Task brief >> Reproduce all the material exactly, minus any pictures it holds.

Dataset section >>
+++
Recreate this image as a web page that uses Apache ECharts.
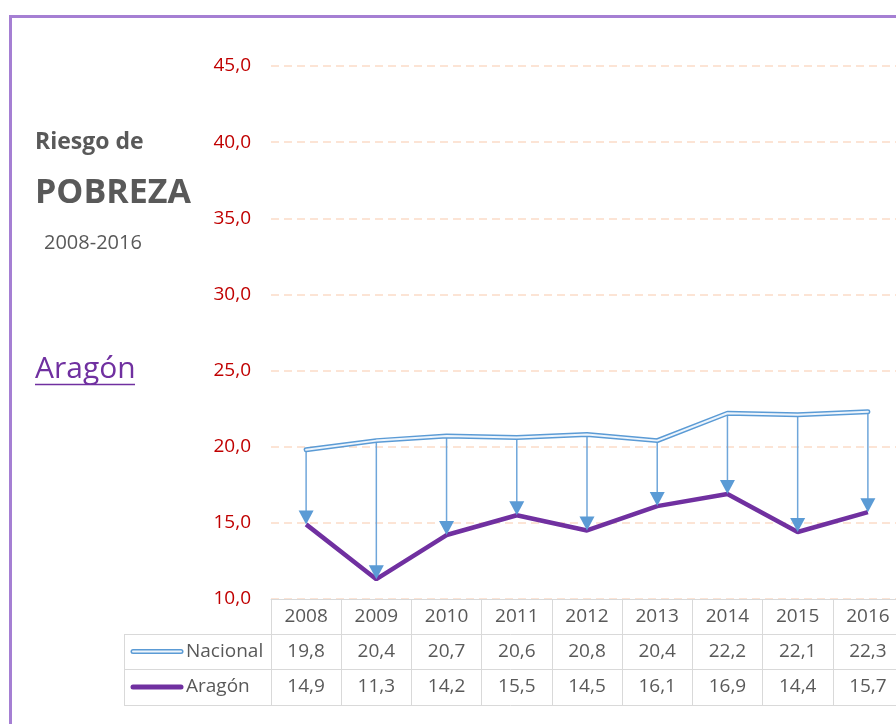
<!DOCTYPE html>
<html>
<head>
<meta charset="utf-8">
<title>Riesgo de pobreza - Aragón</title>
<script src="https://cdn.jsdelivr.net/npm/echarts@6/dist/echarts.min.js"></script>
<style>
  html, body { margin: 0; padding: 0; background: #fff; }
  #chart { width: 896px; height: 724px; }
</style>
</head>
<body>
<div id="chart"></div>
<script>
// data
const years = ['2008', '2009', '2010', '2011', '2012', '2013', '2014', '2015', '2016']
const nacional = [19.8, 20.4, 20.7, 20.6, 20.8, 20.4, 22.2, 22.1, 22.3]
const aragon = [14.9, 11.3, 14.2, 15.5, 14.5, 16.1, 16.9, 14.4, 15.7]
const yTicks = [10, 15, 20, 25, 30, 35, 40, 45]

const FONT = '"Open Sans", "Noto Sans", sans-serif'
const GRAY = '#595959'
const TABLE_LINE = '#d9d9d9'
const BLUE = '#5b9bd5'
const PURPLE = '#7030a0'

const fmt = v => v.toFixed(1).replace('.', ',')

const chart = echarts.init(document.getElementById('chart'), null, { renderer: 'canvas' })

// drop lines with arrow heads, nacional -> aragon
const drops = years.map((y, i) => [i, nacional[i], aragon[i]])

function renderDrop(params, api) {
  const top = api.coord([api.value(0), api.value(1)])
  const bot = api.coord([api.value(0), api.value(2)])
  const hw = 7.5, h = 14
  return {
    type: 'group',
    children: [
      {
        type: 'line',
        shape: { x1: top[0], y1: top[1], x2: bot[0], y2: bot[1] - h + 1 },
        style: { stroke: '#6fa6da', lineWidth: 1.5 }
      },
      {
        type: 'polygon',
        shape: { points: [[bot[0] - hw, bot[1] - h], [bot[0] + hw, bot[1] - h], [bot[0], bot[1]]] },
        style: { fill: BLUE }
      }
    ]
  }
}

const option = {
  backgroundColor: '#fff',
  animation: false,
  textStyle: { fontFamily: FONT },
  grid: { left: 271, top: 66, width: 632, height: 533, outerBoundsMode: 'none', containLabel: false },
  xAxis: {
    type: 'category',
    data: years,
    boundaryGap: true,
    axisLine: { show: true, lineStyle: { color: TABLE_LINE, width: 1 } },
    axisTick: { show: true, interval: 0, length: 107, lineStyle: { color: TABLE_LINE, width: 1 } },
    axisLabel: {
      interval: 0,
      margin: 0,
      color: GRAY,
      fontSize: 19,
      fontFamily: FONT,
      lineHeight: 35,
      formatter: (v, i) => v + '\n' + fmt(nacional[i]) + '\n' + fmt(aragon[i])
    },
    splitLine: { show: false }
  },
  yAxis: {
    type: 'value',
    min: yTicks[0],
    max: yTicks[yTicks.length - 1],
    interval: 5,
    axisLine: { show: false },
    axisTick: { show: false },
    axisLabel: {
      margin: 20,
      color: '#c00000',
      fontSize: 19,
      fontFamily: FONT,
      formatter: v => fmt(v)
    },
    splitLine: {
      show: true,
      lineStyle: { color: '#fbdcc8', width: 1.5, type: [8, 5] }
    }
  },
  series: [
    {
      name: 'Aragón',
      type: 'line',
      data: aragon,
      symbol: 'none',
      lineStyle: { color: PURPLE, width: 4.5 },
      z: 2
    },
    {
      name: 'drops',
      type: 'custom',
      data: drops,
      renderItem: renderDrop,
      z: 3
    },
    {
      name: 'Nacional',
      type: 'line',
      data: nacional,
      symbol: 'none',
      lineStyle: { color: BLUE, width: 5, cap: 'round' },
      z: 4
    },
    {
      name: 'Nacional inner',
      type: 'line',
      data: nacional,
      symbol: 'none',
      lineStyle: { color: '#eef5fc', width: 2, cap: 'round' },
      z: 5
    }
  ],
  graphic: [
    // outer frame
    {
      type: 'rect',
      shape: { x: 10.5, y: 16.5, width: 960, height: 800 },
      style: { fill: null, stroke: '#a57fd3', lineWidth: 3 },
      silent: true
    },
    // titles
    { type: 'text', left: 35, top: 131, style: { text: 'Riesgo de', fill: GRAY, font: 'bold 23px ' + FONT } },
    { type: 'text', left: 35, top: 176, style: { text: 'POBREZA', fill: GRAY, font: 'bold 34px ' + FONT } },
    { type: 'text', left: 44, top: 233, style: { text: '2008-2016', fill: GRAY, font: '20px ' + FONT } },
    { type: 'text', left: 35, top: 354, style: { text: 'Aragón', fill: PURPLE, font: '30px ' + FONT } },
    { type: 'line', shape: { x1: 35, y1: 384.5, x2: 135, y2: 384.5 }, style: { stroke: PURPLE, lineWidth: 1.5 } },
    // table rules
    { type: 'line', shape: { x1: 124, y1: 634.5, x2: 903, y2: 634.5 }, style: { stroke: TABLE_LINE, lineWidth: 1 } },
    { type: 'line', shape: { x1: 124, y1: 669.5, x2: 903, y2: 669.5 }, style: { stroke: TABLE_LINE, lineWidth: 1 } },
    { type: 'line', shape: { x1: 124, y1: 705.5, x2: 903, y2: 705.5 }, style: { stroke: TABLE_LINE, lineWidth: 1 } },
    { type: 'line', shape: { x1: 124.5, y1: 634, x2: 124.5, y2: 706 }, style: { stroke: TABLE_LINE, lineWidth: 1 } },
    // legend keys in table
    { type: 'line', shape: { x1: 133, y1: 651.5, x2: 181, y2: 651.5 }, style: { stroke: BLUE, lineWidth: 5, lineCap: 'round' } },
    { type: 'line', shape: { x1: 133, y1: 651.5, x2: 181, y2: 651.5 }, style: { stroke: '#eef5fc', lineWidth: 2, lineCap: 'round' } },
    { type: 'text', left: 186, top: 642, style: { text: 'Nacional', fill: GRAY, font: '19px ' + FONT } },
    { type: 'line', shape: { x1: 133, y1: 687, x2: 181, y2: 687 }, style: { stroke: PURPLE, lineWidth: 5, lineCap: 'round' } },
    { type: 'text', left: 186, top: 677, style: { text: 'Aragón', fill: GRAY, font: '19px ' + FONT } }
  ]
}

chart.setOption(option)
</script>
</body>
</html>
+++
Exercise result >>
Recreate this image as a web page that uses Apache ECharts.
<!DOCTYPE html>
<html>
<head>
<meta charset="utf-8">
<title>Riesgo de pobreza - Aragón</title>
<script src="https://cdn.jsdelivr.net/npm/echarts@6/dist/echarts.min.js"></script>
<style>
  html, body { margin: 0; padding: 0; background: #fff; }
  #chart { width: 896px; height: 724px; }
</style>
</head>
<body>
<div id="chart"></div>
<script>
// data
const years = ['2008', '2009', '2010', '2011', '2012', '2013', '2014', '2015', '2016']
const nacional = [19.8, 20.4, 20.7, 20.6, 20.8, 20.4, 22.2, 22.1, 22.3]
const aragon = [14.9, 11.3, 14.2, 15.5, 14.5, 16.1, 16.9, 14.4, 15.7]
const yTicks = [10, 15, 20, 25, 30, 35, 40, 45]

const FONT = '"Open Sans", "Noto Sans", sans-serif'
const GRAY = '#595959'
const TABLE_LINE = '#d9d9d9'
const BLUE = '#5b9bd5'
const PURPLE = '#7030a0'

const fmt = v => v.toFixed(1).replace('.', ',')

const chart = echarts.init(document.getElementById('chart'), null, { renderer: 'canvas' })

// drop lines with arrow heads, nacional -> aragon
const drops = years.map((y, i) => [i, nacional[i], aragon[i]])

function renderDrop(params, api) {
  const top = api.coord([api.value(0), api.value(1)])
  const bot = api.coord([api.value(0), api.value(2)])
  const hw = 7.5, h = 14
  return {
    type: 'group',
    children: [
      {
        type: 'line',
        shape: { x1: top[0], y1: top[1], x2: bot[0], y2: bot[1] - h + 1 },
        style: { stroke: '#6fa6da', lineWidth: 1.5 }
      },
      {
        type: 'polygon',
        shape: { points: [[bot[0] - hw, bot[1] - h], [bot[0] + hw, bot[1] - h], [bot[0], bot[1]]] },
        style: { fill: BLUE }
      }
    ]
  }
}

const option = {
  backgroundColor: '#fff',
  animation: false,
  textStyle: { fontFamily: FONT },
  grid: { left: 271, top: 66, width: 632, height: 533, outerBoundsMode: 'none', containLabel: false },
  xAxis: {
    type: 'category',
    data: years,
    boundaryGap: true,
    axisLine: { show: true, lineStyle: { color: TABLE_LINE, width: 1 } },
    axisTick: { show: true, interval: 0, length: 107, lineStyle: { color: TABLE_LINE, width: 1 } },
    axisLabel: {
      interval: 0,
      margin: 0,
      color: GRAY,
      fontSize: 19,
      fontFamily: FONT,
      lineHeight: 35,
      formatter: (v, i) => v + '\n' + fmt(nacional[i]) + '\n' + fmt(aragon[i])
    },
    splitLine: { show: false }
  },
  yAxis: {
    type: 'value',
    min: yTicks[0],
    max: yTicks[yTicks.length - 1],
    interval: 5,
    axisLine: { show: false },
    axisTick: { show: false },
    axisLabel: {
      margin: 20,
      color: '#c00000',
      fontSize: 19,
      fontFamily: FONT,
      formatter: v => fmt(v)
    },
    splitLine: {
      show: true,
      lineStyle: { color: '#fbdcc8', width: 1.5, type: [8, 5] }
    }
  },
  series: [
    {
      name: 'Aragón',
      type: 'line',
      data: aragon,
      symbol: 'none',
      lineStyle: { color: PURPLE, width: 4.5 },
      z: 2
    },
    {
      name: 'drops',
      type: 'custom',
      data: drops,
      renderItem: renderDrop,
      z: 3
    },
    {
      name: 'Nacional',
      type: 'line',
      data: nacional,
      symbol: 'none',
      lineStyle: { color: BLUE, width: 5, cap: 'round' },
      z: 4
    },
    {
      name: 'Nacional inner',
      type: 'line',
      data: nacional,
      symbol: 'none',
      lineStyle: { color: '#eef5fc', width: 2, cap: 'round' },
      z: 5
    }
  ],
  graphic: [
    // outer frame
    {
      type: 'rect',
      shape: { x: 10.5, y: 16.5, width: 960, height: 800 },
      style: { fill: null, stroke: '#a57fd3', lineWidth: 3 },
      silent: true
    },
    // titles
    { type: 'text', left: 35, top: 131, style: { text: 'Riesgo de', fill: GRAY, font: 'bold 23px ' + FONT } },
    { type: 'text', left: 35, top: 176, style: { text: 'POBREZA', fill: GRAY, font: 'bold 34px ' + FONT } },
    { type: 'text', left: 44, top: 233, style: { text: '2008-2016', fill: GRAY, font: '20px ' + FONT } },
    { type: 'text', left: 35, top: 354, style: { text: 'Aragón', fill: PURPLE, font: '30px ' + FONT } },
    { type: 'line', shape: { x1: 35, y1: 384.5, x2: 135, y2: 384.5 }, style: { stroke: PURPLE, lineWidth: 1.5 } },
    // table rules
    { type: 'line', shape: { x1: 124, y1: 634.5, x2: 903, y2: 634.5 }, style: { stroke: TABLE_LINE, lineWidth: 1 } },
    { type: 'line', shape: { x1: 124, y1: 669.5, x2: 903, y2: 669.5 }, style: { stroke: TABLE_LINE, lineWidth: 1 } },
    { type: 'line', shape: { x1: 124, y1: 705.5, x2: 903, y2: 705.5 }, style: { stroke: TABLE_LINE, lineWidth: 1 } },
    { type: 'line', shape: { x1: 124.5, y1: 634, x2: 124.5, y2: 706 }, style: { stroke: TABLE_LINE, lineWidth: 1 } },
    // legend keys in table
    { type: 'line', shape: { x1: 133, y1: 651.5, x2: 181, y2: 651.5 }, style: { stroke: BLUE, lineWidth: 5, lineCap: 'round' } },
    { type: 'line', shape: { x1: 133, y1: 651.5, x2: 181, y2: 651.5 }, style: { stroke: '#eef5fc', lineWidth: 2, lineCap: 'round' } },
    { type: 'text', left: 186, top: 642, style: { text: 'Nacional', fill: GRAY, font: '19px ' + FONT } },
    { type: 'line', shape: { x1: 133, y1: 687, x2: 181, y2: 687 }, style: { stroke: PURPLE, lineWidth: 5, lineCap: 'round' } },
    { type: 'text', left: 186, top: 677, style: { text: 'Aragón', fill: GRAY, font: '19px ' + FONT } }
  ]
}

chart.setOption(option)
</script>
</body>
</html>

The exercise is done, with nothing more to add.